** Begin Data supplied **

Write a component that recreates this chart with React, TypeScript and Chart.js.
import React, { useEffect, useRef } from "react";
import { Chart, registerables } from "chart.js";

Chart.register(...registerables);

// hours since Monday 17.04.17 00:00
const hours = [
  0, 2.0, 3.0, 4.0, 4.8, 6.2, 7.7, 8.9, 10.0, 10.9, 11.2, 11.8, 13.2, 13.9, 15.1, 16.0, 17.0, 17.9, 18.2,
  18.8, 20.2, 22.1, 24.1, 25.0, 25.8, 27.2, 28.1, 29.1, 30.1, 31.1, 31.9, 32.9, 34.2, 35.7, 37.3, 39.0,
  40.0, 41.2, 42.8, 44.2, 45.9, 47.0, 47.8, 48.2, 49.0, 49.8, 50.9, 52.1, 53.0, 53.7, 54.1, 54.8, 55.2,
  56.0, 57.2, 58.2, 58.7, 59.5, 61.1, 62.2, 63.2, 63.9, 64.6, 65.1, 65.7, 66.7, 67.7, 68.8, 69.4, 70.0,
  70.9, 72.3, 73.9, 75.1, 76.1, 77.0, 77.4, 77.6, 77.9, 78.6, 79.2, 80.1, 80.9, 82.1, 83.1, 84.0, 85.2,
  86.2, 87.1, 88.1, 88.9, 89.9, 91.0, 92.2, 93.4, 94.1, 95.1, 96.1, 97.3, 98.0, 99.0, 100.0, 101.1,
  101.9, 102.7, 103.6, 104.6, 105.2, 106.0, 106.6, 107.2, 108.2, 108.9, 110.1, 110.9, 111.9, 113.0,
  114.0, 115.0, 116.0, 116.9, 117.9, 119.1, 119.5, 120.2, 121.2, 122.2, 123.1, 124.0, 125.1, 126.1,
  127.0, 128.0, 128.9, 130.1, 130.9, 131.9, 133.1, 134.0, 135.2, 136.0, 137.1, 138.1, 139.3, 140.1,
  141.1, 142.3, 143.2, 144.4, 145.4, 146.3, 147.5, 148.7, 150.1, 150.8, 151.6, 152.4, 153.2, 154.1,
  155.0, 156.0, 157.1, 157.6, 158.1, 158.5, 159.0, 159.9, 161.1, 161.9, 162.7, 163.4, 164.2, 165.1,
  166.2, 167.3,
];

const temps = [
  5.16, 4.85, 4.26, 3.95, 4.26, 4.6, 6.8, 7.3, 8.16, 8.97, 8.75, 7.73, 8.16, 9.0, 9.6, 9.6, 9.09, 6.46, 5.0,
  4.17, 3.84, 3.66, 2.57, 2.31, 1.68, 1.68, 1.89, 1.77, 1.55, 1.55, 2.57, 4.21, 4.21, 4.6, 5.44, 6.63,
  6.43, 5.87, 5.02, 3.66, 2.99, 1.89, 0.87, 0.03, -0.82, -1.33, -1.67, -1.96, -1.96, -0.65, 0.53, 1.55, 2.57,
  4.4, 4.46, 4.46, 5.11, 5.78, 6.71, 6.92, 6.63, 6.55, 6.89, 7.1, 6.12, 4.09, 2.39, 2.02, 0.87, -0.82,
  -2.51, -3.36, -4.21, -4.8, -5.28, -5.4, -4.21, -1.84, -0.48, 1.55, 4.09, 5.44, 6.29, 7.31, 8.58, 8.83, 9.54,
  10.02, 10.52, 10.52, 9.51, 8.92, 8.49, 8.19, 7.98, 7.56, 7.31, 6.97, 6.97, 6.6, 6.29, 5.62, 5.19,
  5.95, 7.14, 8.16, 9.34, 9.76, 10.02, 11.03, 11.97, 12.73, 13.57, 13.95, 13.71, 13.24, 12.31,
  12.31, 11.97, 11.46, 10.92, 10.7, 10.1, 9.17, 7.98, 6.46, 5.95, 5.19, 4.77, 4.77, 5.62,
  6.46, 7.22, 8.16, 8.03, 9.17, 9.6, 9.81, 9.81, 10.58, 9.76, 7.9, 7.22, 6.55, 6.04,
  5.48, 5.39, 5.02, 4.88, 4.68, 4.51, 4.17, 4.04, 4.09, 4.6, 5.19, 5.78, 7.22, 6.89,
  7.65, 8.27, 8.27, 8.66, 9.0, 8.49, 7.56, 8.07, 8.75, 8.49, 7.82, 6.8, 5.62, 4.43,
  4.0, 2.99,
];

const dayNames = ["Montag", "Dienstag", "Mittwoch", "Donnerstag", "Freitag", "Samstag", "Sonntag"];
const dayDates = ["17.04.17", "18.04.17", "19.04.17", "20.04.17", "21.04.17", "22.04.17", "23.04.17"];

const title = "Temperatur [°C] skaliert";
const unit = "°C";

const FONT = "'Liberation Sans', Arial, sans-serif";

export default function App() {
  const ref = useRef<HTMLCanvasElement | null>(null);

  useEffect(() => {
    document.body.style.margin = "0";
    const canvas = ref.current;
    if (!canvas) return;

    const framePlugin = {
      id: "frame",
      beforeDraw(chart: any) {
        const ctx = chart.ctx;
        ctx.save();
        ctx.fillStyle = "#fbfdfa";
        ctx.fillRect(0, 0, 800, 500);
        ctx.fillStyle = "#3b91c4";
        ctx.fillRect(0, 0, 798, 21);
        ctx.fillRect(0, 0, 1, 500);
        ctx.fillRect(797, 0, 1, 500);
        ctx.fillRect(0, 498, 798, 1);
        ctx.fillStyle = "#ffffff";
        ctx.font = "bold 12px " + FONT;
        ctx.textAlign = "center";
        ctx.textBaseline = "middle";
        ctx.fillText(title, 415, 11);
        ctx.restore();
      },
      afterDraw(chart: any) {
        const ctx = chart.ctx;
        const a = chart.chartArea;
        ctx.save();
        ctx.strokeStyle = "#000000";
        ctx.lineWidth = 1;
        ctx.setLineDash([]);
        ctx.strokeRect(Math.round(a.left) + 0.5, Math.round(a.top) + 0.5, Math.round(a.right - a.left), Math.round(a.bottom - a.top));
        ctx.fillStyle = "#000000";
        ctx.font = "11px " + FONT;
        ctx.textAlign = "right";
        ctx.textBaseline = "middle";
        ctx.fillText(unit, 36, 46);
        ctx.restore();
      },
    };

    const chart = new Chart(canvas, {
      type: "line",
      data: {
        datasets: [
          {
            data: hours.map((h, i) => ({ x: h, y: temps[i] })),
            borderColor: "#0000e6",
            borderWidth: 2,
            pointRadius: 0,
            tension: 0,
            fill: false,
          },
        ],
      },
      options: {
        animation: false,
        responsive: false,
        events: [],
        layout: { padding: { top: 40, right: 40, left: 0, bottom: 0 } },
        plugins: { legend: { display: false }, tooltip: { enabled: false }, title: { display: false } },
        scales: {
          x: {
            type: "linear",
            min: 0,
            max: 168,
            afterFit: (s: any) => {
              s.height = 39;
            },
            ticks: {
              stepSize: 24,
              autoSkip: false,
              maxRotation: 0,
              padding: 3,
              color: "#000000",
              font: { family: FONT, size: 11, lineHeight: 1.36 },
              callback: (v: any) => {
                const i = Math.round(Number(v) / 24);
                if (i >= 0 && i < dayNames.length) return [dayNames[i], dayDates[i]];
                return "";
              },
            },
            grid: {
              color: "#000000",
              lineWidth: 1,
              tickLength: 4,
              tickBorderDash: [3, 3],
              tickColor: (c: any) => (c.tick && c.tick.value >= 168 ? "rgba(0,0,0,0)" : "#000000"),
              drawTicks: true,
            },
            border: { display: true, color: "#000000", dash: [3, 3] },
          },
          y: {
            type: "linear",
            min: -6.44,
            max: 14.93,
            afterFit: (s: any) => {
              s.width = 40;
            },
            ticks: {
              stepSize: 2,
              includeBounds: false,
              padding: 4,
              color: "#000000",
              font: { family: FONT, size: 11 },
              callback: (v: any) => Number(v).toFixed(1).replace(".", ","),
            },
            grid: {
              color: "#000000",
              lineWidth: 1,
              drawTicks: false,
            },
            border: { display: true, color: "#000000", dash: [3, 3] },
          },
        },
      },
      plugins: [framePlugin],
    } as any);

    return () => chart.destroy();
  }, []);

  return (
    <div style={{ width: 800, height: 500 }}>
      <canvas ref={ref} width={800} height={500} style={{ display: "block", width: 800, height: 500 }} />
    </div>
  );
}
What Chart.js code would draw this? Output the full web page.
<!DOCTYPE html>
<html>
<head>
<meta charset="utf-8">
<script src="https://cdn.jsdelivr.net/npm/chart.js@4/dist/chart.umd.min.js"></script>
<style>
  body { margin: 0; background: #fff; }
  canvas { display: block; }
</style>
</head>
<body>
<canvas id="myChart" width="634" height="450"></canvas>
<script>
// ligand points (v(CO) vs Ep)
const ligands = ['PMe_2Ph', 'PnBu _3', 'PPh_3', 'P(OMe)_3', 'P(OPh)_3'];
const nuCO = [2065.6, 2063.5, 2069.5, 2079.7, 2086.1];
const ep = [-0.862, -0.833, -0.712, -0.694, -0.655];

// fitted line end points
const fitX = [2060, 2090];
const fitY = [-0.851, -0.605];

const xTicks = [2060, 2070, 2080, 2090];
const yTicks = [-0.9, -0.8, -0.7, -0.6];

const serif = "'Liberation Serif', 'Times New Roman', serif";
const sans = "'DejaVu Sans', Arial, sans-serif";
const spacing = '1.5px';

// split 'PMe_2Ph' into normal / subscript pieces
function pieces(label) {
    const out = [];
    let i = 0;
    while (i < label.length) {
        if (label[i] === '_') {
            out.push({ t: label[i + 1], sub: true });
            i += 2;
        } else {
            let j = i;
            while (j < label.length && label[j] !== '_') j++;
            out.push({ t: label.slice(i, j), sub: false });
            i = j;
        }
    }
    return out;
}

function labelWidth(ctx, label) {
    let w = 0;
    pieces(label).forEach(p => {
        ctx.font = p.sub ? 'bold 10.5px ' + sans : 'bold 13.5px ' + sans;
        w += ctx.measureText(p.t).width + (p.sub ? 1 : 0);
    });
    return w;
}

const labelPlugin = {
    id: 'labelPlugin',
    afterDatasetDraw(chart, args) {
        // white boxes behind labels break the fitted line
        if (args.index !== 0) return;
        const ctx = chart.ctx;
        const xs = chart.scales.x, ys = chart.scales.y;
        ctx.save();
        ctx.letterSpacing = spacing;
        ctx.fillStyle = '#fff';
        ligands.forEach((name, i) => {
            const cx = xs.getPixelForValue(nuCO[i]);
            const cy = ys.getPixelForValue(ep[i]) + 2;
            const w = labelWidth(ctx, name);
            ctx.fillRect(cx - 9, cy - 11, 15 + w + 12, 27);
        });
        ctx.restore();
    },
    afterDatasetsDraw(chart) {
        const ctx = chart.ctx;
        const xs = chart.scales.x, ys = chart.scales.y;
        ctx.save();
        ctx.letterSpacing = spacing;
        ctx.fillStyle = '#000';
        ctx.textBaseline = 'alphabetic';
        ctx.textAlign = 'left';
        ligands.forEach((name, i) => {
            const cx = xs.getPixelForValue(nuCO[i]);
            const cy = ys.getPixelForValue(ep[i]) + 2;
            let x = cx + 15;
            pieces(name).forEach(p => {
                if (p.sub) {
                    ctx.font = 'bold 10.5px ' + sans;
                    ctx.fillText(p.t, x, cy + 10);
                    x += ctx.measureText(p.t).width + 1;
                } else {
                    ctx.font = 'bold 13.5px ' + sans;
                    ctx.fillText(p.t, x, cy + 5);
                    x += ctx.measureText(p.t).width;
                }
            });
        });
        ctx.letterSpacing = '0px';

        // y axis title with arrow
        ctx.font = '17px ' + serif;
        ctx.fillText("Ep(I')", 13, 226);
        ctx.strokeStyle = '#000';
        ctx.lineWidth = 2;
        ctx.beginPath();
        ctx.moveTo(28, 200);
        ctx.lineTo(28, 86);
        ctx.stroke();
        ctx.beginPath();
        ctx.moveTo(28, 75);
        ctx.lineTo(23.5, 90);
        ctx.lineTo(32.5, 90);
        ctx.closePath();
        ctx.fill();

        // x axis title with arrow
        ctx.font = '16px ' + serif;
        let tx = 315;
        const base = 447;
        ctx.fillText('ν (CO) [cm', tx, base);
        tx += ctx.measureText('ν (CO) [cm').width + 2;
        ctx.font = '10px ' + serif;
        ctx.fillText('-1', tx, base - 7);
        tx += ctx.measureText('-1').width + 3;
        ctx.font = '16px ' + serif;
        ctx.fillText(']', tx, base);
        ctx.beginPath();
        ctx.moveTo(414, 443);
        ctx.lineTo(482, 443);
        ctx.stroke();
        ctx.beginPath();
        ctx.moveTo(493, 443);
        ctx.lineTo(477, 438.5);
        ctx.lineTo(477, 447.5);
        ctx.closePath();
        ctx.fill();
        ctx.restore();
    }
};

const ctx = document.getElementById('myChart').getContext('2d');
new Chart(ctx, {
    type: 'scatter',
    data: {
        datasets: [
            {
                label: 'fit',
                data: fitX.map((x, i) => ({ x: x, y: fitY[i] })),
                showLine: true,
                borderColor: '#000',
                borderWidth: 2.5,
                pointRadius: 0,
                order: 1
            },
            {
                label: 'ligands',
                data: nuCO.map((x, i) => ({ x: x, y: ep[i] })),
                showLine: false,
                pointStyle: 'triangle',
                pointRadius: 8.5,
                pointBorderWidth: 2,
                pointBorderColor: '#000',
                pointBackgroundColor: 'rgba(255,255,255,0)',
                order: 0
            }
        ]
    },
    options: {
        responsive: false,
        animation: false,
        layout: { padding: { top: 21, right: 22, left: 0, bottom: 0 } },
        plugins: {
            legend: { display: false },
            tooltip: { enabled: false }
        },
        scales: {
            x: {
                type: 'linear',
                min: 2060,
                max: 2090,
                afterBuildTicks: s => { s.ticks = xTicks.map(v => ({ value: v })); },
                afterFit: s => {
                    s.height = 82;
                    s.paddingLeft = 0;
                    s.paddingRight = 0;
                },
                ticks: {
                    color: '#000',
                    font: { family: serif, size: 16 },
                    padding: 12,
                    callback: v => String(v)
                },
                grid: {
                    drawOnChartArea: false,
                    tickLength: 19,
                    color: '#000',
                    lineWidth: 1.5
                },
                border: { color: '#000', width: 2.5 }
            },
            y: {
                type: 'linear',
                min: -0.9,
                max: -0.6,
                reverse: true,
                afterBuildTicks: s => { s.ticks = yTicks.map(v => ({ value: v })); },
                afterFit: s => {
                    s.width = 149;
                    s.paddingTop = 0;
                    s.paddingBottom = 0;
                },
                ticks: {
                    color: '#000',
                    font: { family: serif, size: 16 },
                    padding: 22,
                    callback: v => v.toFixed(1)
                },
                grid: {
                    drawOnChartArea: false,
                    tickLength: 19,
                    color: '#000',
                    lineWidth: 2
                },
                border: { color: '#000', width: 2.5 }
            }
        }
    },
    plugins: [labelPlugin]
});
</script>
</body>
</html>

** End Data supplied **

What to produce: Retype only what lies between the line bearing "What Chart.js code" and the line bearing "const ep = [-0.862, -0.833, -0.712, -0.694, -0.655];", keeping both of those lines.

Exercise result:
What Chart.js code would draw this? Output the full web page.
<!DOCTYPE html>
<html>
<head>
<meta charset="utf-8">
<script src="https://cdn.jsdelivr.net/npm/chart.js@4/dist/chart.umd.min.js"></script>
<style>
  body { margin: 0; background: #fff; }
  canvas { display: block; }
</style>
</head>
<body>
<canvas id="myChart" width="634" height="450"></canvas>
<script>
// ligand points (v(CO) vs Ep)
const ligands = ['PMe_2Ph', 'PnBu _3', 'PPh_3', 'P(OMe)_3', 'P(OPh)_3'];
const nuCO = [2065.6, 2063.5, 2069.5, 2079.7, 2086.1];
const ep = [-0.862, -0.833, -0.712, -0.694, -0.655];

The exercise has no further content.